The plaintiff’s lawyers — which include Milberg Weiss as well as Grant & Eisenhofer and Schiffrin Barroway — are asking a court to approve $460 million in fees, plus about $29 million in expenses. They say they spent 488,000 hours on the litigation, and you’d better not express any skepticism about that figure unless you were in the room watching or something. (WSJ law blog, Nov. 1).

Social host alcohol liability

A discussion by Judge Posner at the Becker-Posner blog (via Childs) provokes this on-point comment from reader “Phil”:

Perhaps one of the reasons social-host liability hasn’t caught on yet is that the “duty” one is expected to perform is onerous.

Should one of my guests insist on driving home drunk, I have two choices: either take his keys by force, or call the police and have him caught.

In the first case, I could get badly hurt — and, if my friend is only slightly over the legal limit, the combined physical harms to me and my friend are probably much higher than to the sum of the expected harms to all drivers on the road.

In the second case, my friend will lose his license, and perhaps his freedom.

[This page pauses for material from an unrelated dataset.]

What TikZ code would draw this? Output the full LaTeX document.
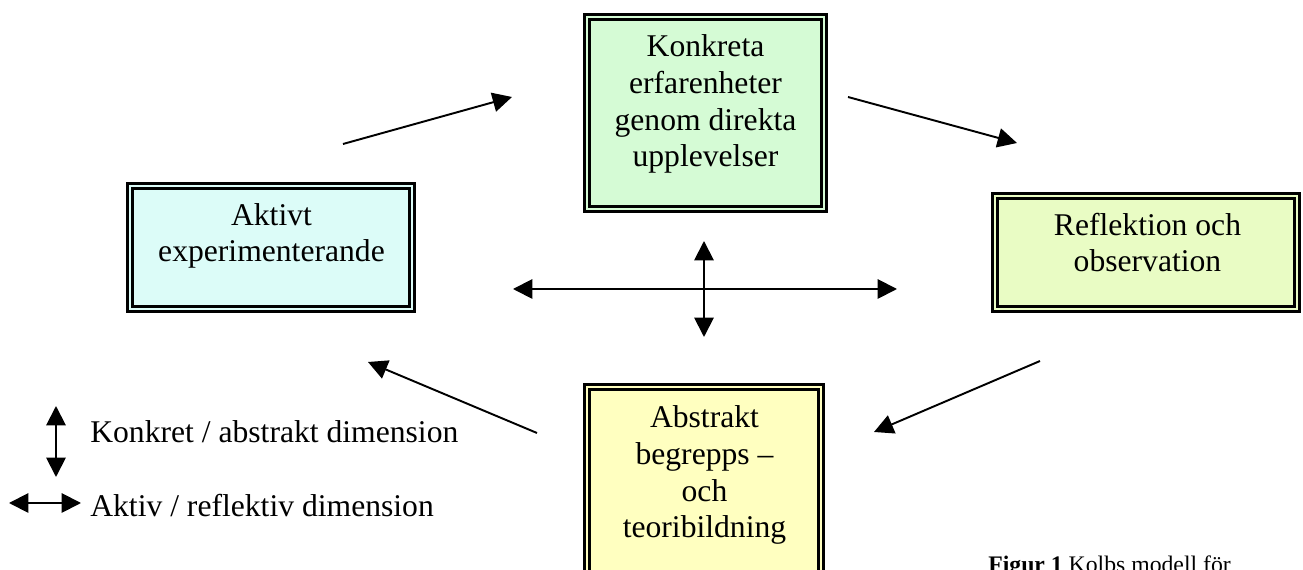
\documentclass[tikz,border=0pt]{standalone}
\usepackage{fontspec}
\setmainfont{Liberation Serif}
\usetikzlibrary{arrows.meta}

\definecolor{konkretfarg}{RGB}{213,251,213}
\definecolor{aktivfarg}{RGB}{220,252,248}
\definecolor{reflfarg}{RGB}{233,252,196}
\definecolor{abstrfarg}{RGB}{255,255,192}

\tikzset{
	boks/.style={draw, fill=#1, double=#1, line width=1.3pt, double distance=1.6pt, inner sep=0pt},
	boktext/.style={align=center, inner sep=0pt, anchor=base, font=\fontsize{18}{21}\selectfont},
	etikett/.style={inner sep=0pt, anchor=base west, font=\fontsize{18}{21}\selectfont},
	pil/.style={line width=1.1pt, -{Triangle[length=11pt,width=11pt]}},
	dubbelpil/.style={line width=1.1pt, {Triangle[length=11pt,width=11pt]}-{Triangle[length=11pt,width=11pt]}}
}

\begin{document}
\begin{tikzpicture}[x=0.02cm,y=-0.02cm]
	\useasboundingbox (0,0) rectangle (1303,570);
	\clip (0,0) rectangle (1303,570);
	
	% de fyra rutorna (texten sitter vid sista radens baslinje)
	\node[boks=konkretfarg, minimum width=4.74cm, minimum height=3.84cm] (konkret) at (705.5,113) {};
	\node[boktext] (konkrettext) at (705.5,167) {Konkreta\\erfarenheter\\genom direkta\\upplevelser};
	
	\node[boks=aktivfarg, minimum width=5.64cm, minimum height=2.46cm] (aktiv) at (271,247.5) {};
	\node[boktext] (aktivtext) at (271.5,262) {Aktivt\\experimenterande};
	
	\node[boks=reflfarg, minimum width=6.04cm, minimum height=2.26cm] (refl) at (1146,252.5) {};
	\node[boktext] (refltext) at (1147.5,272) {Reflektion och\\observation};
	
	\node[boks=abstrfarg, minimum width=4.68cm, minimum height=4.26cm] (abstr) at (704,493.5) {};
	\node[boktext] (abstrtext) at (704.5,538) {Abstrakt\\begrepps --\\och\\teoribildning};
	
	% cykelns pilar
	\coordinate (p1a) at (343,144);
	\coordinate (p1b) at (512,97);
	\coordinate (p2a) at (848,97);
	\coordinate (p2b) at (1017,143);
	\coordinate (p3a) at (1040,361);
	\coordinate (p3b) at (874,432);
	\coordinate (p4a) at (537,433);
	\coordinate (p4b) at (368,362);
	\draw[pil] (p1a) -- (p1b);
	\draw[pil] (p2a) -- (p2b);
	\draw[pil] (p3a) -- (p3b);
	\draw[pil] (p4a) -- (p4b);
	
	% korset i mitten
	\coordinate (korsV) at (513,289);
	\coordinate (korsH) at (897,289);
	\coordinate (korsO) at (704,241);
	\coordinate (korsN) at (704,337);
	\draw[dubbelpil] (korsV) -- (korsH);
	\draw[dubbelpil] (korsO) -- (korsN);
	
	% teckenforklaring
	\coordinate (legO) at (56,406);
	\coordinate (legN) at (56,477);
	\coordinate (legV) at (9,503);
	\coordinate (legH) at (81,503);
	\draw[dubbelpil] (legO) -- (legN);
	\draw[dubbelpil] (legV) -- (legH);
	\node[etikett] (legtext1) at (90,443) {Konkret / abstrakt dimension};
	\node[etikett] (legtext2) at (90,517) {Aktiv / reflektiv dimension};
	
	\node[inner sep=0pt, anchor=base west, font=\fontsize{13.5}{16}\selectfont] (figurtext) at (988,573) {\textbf{Figur 1} Kolbs modell för};
\end{tikzpicture}
\end{document}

The penalty for getting caught driving drunk is much higher than the harms resulting from the individual infraction, as a deterrent, required because of the fact that so few drunk drivers are caught. So this is not something I would do to a friend. A stranger, perhaps, but not a friend.

The fact is that social hosts faced with an intoxicated friend who insists on driving have no reasonable recourse.

Criticizes BidZirk on his blog, and survives

Eric Goldman calls the case of BidZirk v. Smith, filed by a South Carolina eBay reseller against the blogger who’d criticized its services, “a flagship example of how a pernicious and misguided plaintiff with a thin skin can ruin a blogger’s life.” Maybe “ruin” is no longer the operative term, since a federal court has just thrown out the case. Among the court’s determinations: calling a company’s founder a “yes man” is opinion and not actionable as defamation (Oct. 28 and, before that, Nov. 21, 2006; decision (PDF)). More: Ron Coleman fingers as a culprit the “American Rule” (no shifting of fees) under which “there is for all practical purposes no downside to suing someone on the most preposterous of grounds and losing — hence making the bringing of meritless litigation a part of every large company’s toolkit for silencing criticism and destroying smaller competitors.”